И это фирменный идейно-политический парадокс именно путинского времени, прочертившего советско-антисоветские границы строго по административным границам между национальными и безнациональными (их иногда неточно называют русскими) субъектами федерации. По антисоветскую сторону границы о советской власти можно говорить честно — как о людоедском и бесчеловечном режиме. По советскую сторону — «все не так однозначно». У них — Гузель Яхина. У нас — Прилепин с «Обителью» и Гоблин-Пучков с апологией людоедства. Даже Солженицын где-то сбоку — совсем его отменить по субъективным (застал Путина, много и тепло общались) причинам не получается, но и лишний раз вспоминать не рекомендовано.
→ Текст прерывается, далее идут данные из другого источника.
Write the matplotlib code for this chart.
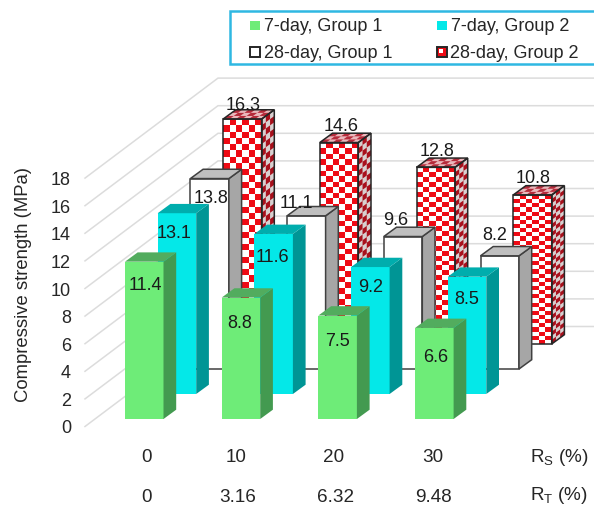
"""
Compressive strength of the mixes at 7 and 28 days, drawn as oblique 3D bars
"""
import matplotlib
matplotlib.use('Agg')
import matplotlib.pyplot as plt
from matplotlib.collections import PolyCollection
from matplotlib.patches import Polygon, Rectangle

# ------------------- Data: ---------------------------------------------------------
rs_labels = ['0', '10', '20', '30']
rt_labels = ['0', '3.16', '6.32', '9.48']
y_ticks = [0, 2, 4, 6, 8, 10, 12, 14, 16, 18]

day7_group1 = [11.4, 8.8, 7.5, 6.6]
day7_group2 = [13.1, 11.6, 9.2, 8.5]
day28_group1 = [13.8, 11.1, 9.6, 8.2]
day28_group2 = [16.3, 14.6, 12.8, 10.8]

# ------------------- Projection of the chart box, in pixels: -----------------------
ORIGIN_X = 125.0
ORIGIN_Y = 420.0
CATEGORY_STEP = 96.7
DEPTH_DX = 32.7
DEPTH_DY = -25.0
BAR_WIDTH = 38.5
SIDE_DX = 12.7
SIDE_DY = -9.3
UNIT = 13.8

WALL_X = 85.0
WALL_Y = 427.5
WALL_DX = 133.0
WALL_DY = -100.0

CHECKER_ROWS = 36


def project(category, depth, value=0.0):
    x = ORIGIN_X + category * CATEGORY_STEP + depth * DEPTH_DX
    y = ORIGIN_Y + depth * DEPTH_DY - value * UNIT
    return x, y


def checker(ax, corners, nx, ny, color, background, zorder):
    # corners: lower left, lower right, upper right, upper left
    (x0, y0), (x1, y1), (x2, y2), (x3, y3) = corners

    def point(u, v):
        bx = x0 + (x1 - x0) * u
        by = y0 + (y1 - y0) * u
        tx = x3 + (x2 - x3) * u
        ty = y3 + (y2 - y3) * u
        return bx + (tx - bx) * v, by + (ty - by) * v

    ax.add_patch(Polygon(corners, closed=True, fc=background, ec='none', zorder=zorder))
    cells = []
    for i in range(nx):
        for j in range(ny):
            if (i + j) % 2 == 0:
                cells.append([point(i / nx, j / ny), point((i + 1) / nx, j / ny),
                              point((i + 1) / nx, (j + 1) / ny), point(i / nx, (j + 1) / ny)])
    ax.add_collection(PolyCollection(cells, facecolors=color, edgecolors='none', zorder=zorder))


def draw_bar(ax, category, depth, value, style):
    x, y0 = project(category, depth)
    _, y1 = project(category, depth, value)
    w = BAR_WIDTH
    dx, dy = SIDE_DX, SIDE_DY
    z = 10 + (3 - depth) * 10 + category

    front = [(x, y0), (x + w, y0), (x + w, y1), (x, y1)]
    side = [(x + w, y0), (x + w + dx, y0 + dy), (x + w + dx, y1 + dy), (x + w, y1)]
    top = [(x, y1), (x + w, y1), (x + w + dx, y1 + dy), (x + dx, y1 + dy)]

    if style.get('checker'):
        checker(ax, front, 6, CHECKER_ROWS, '#ee0a14', 'white', z)
        checker(ax, side, 3, CHECKER_ROWS, '#a8101c', '#d8d0d0', z)
        checker(ax, top, 6, 3, '#b52a3a', '#eab8bc', z)
        fc = ['none', 'none', 'none']
    else:
        fc = [style['front'], style['side'], style['top']]

    for quad, color in zip((front, side, top), fc):
        ax.add_patch(Polygon(quad, closed=True, fc=color, ec=style['edge'],
                             lw=style['lw'], joinstyle='miter', zorder=z + 0.5))


fig = plt.figure(figsize=(5.94, 5.06), dpi=100)
plt.rcParams['font.family'] = ['Liberation Sans', 'DejaVu Sans']
plt.rcParams['mathtext.fontset'] = 'custom'
plt.rcParams['mathtext.rm'] = 'Liberation Sans'
plt.rcParams['mathtext.default'] = 'regular'
ax = fig.add_axes([0, 0, 1, 1])
ax.set_xlim(0, 594)
ax.set_ylim(506, 0)
ax.axis('off')

TEXT = '#262626'
FONT = 13
ROW_FONT = 13.6

# Gridlines: floor edge of the side wall, then the back wall
for tick in y_ticks:
    y = WALL_Y - tick * UNIT
    ax.plot([WALL_X, WALL_X + WALL_DX, 594], [y, y + WALL_DY, y + WALL_DY],
            color='#dcdcdc', lw=1.1, zorder=1, solid_joinstyle='miter')
    ax.text(WALL_X - 14, y + 1.5, str(tick), ha='right', va='center', fontsize=FONT, color=TEXT)

ax.text(23.5, 285, 'Compressive strength (MPa)', rotation=90, ha='center', va='center',
        fontsize=13.3, color=TEXT)

# ------------------- Bars, back row first: -----------------------------------------
series = [
    (3, day28_group2, {'checker': True, 'edge': '#262626', 'lw': 1.1}),
    (2, day28_group1, {'front': 'white', 'side': '#a6a6a6', 'top': '#bfbfbf', 'edge': '#404040', 'lw': 1.1}),
    (1, day7_group2, {'front': '#04e8e8', 'side': '#009595', 'top': '#00adad', 'edge': 'none', 'lw': 0}),
    (0, day7_group1, {'front': '#6eec78', 'side': '#439a50', 'top': '#52ac5e', 'edge': 'none', 'lw': 0}),
]
for depth, values, style in series:
    for category, value in enumerate(values):
        draw_bar(ax, category, depth, value, style)

# Label offsets from the front top edge of each bar: (dx from bar centre, dy)
label_offsets = {
    3: [(1, -16), (2, -18), (1, -18), (1, -18)],
    2: [(1, 18), (-10, -14), (-7, -18), (-5, -22)],
    1: [(-3, 18), (-1, 22), (0, 18), (0, 21)],
    0: [(1, 22), (-1, 24), (0, 24), (1, 28)],
}
for depth, values, style in series:
    for category, value in enumerate(values):
        x, y = project(category, depth, value)
        dx, dy = label_offsets[depth][category]
        ax.text(x + BAR_WIDTH / 2 + dx, y + dy + 1, '{:.1f}'.format(value), ha='center', va='center',
                fontsize=FONT, color='#1a1a1a', zorder=100)

# ------------------- Category rows: ------------------------------------------------
rs_x = [146.7, 236, 334, 432.7]
rt_x = [146.7, 237.7, 336, 434]
for x, label in zip(rs_x, rs_labels):
    ax.text(x, 457.5, label, ha='center', va='center', fontsize=ROW_FONT, color=TEXT)
for x, label in zip(rt_x, rt_labels):
    ax.text(x, 498, label, ha='center', va='center', fontsize=ROW_FONT, color=TEXT)
ax.text(530.5, 462.5, r'R$_{S}$ (%)', ha='left', va='baseline', fontsize=ROW_FONT, color=TEXT)
ax.text(530.5, 500.5, r'R$_{T}$ (%)', ha='left', va='baseline', fontsize=ROW_FONT, color=TEXT)

# ------------------- Legend box: ---------------------------------------------------
ax.add_patch(Rectangle((230, 12), 368, 53, fc='white', ec='#2fb8e2', lw=1.8, zorder=200))
legend_entries = [
    ('7-day, Group 1', 250, 26.5, {'fc': '#6eec78', 'ec': 'none'}, 264.5),
    ('7-day, Group 2', 437, 26.5, {'fc': '#04e8e8', 'ec': 'none'}, 451),
    ('28-day, Group 1', 250, 53, {'fc': 'white', 'ec': '#262626', 'lw': 1.4}, 263.5),
    ('28-day, Group 2', 437, 53, {'fc': '#ee0a14', 'ec': '#262626', 'lw': 1.4}, 450.5),
]
for label, x, y, patch_style, text_x in legend_entries:
    ax.add_patch(Rectangle((x, y - 5), 9.5, 9.5, zorder=201, **patch_style))
    ax.text(text_x, y, label, ha='left', va='center', fontsize=FONT, color=TEXT, zorder=201)
ax.add_patch(Rectangle((439, 50), 3.5, 4, fc='white', ec='none', zorder=202))

fig.savefig('out.png', dpi=100)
Говоря о ренессансе советской античности, стоит оговариваться, что в Татарстане, Чечне или Туве никакого советского ренессанса нет — в каждой республике свое тихое, но неостановимое национальное возрождение. Территория путинского неосоветизма занимает в лучшем случае половину площади России. Даже памятники Сталину, если их ставят в Осетии — они не про советский реванш, а про осетинский (для них он Дзугаев) национализм. Многонациональный российский народ по факту — это политкорректный псевдоним русских, все остальные к этой новой исторической общности не принадлежат, все остаются собой и движутся по направлению к себе, как тот поезд на Самарканд. Им повезло быть жертвами, нам — оставаться потомками палачей, чекистов, конвоиров. И ты смутно чувствуешь, что есть в этом какая-то несправедливость, но ни остановить ее не можешь, ни даже понять, и только, увидев Гузель Яхину, чувствуешь смутную тревогу и шепчешь — пусть у нее не получится, пусть она споткнется. «Упади, упади, упади».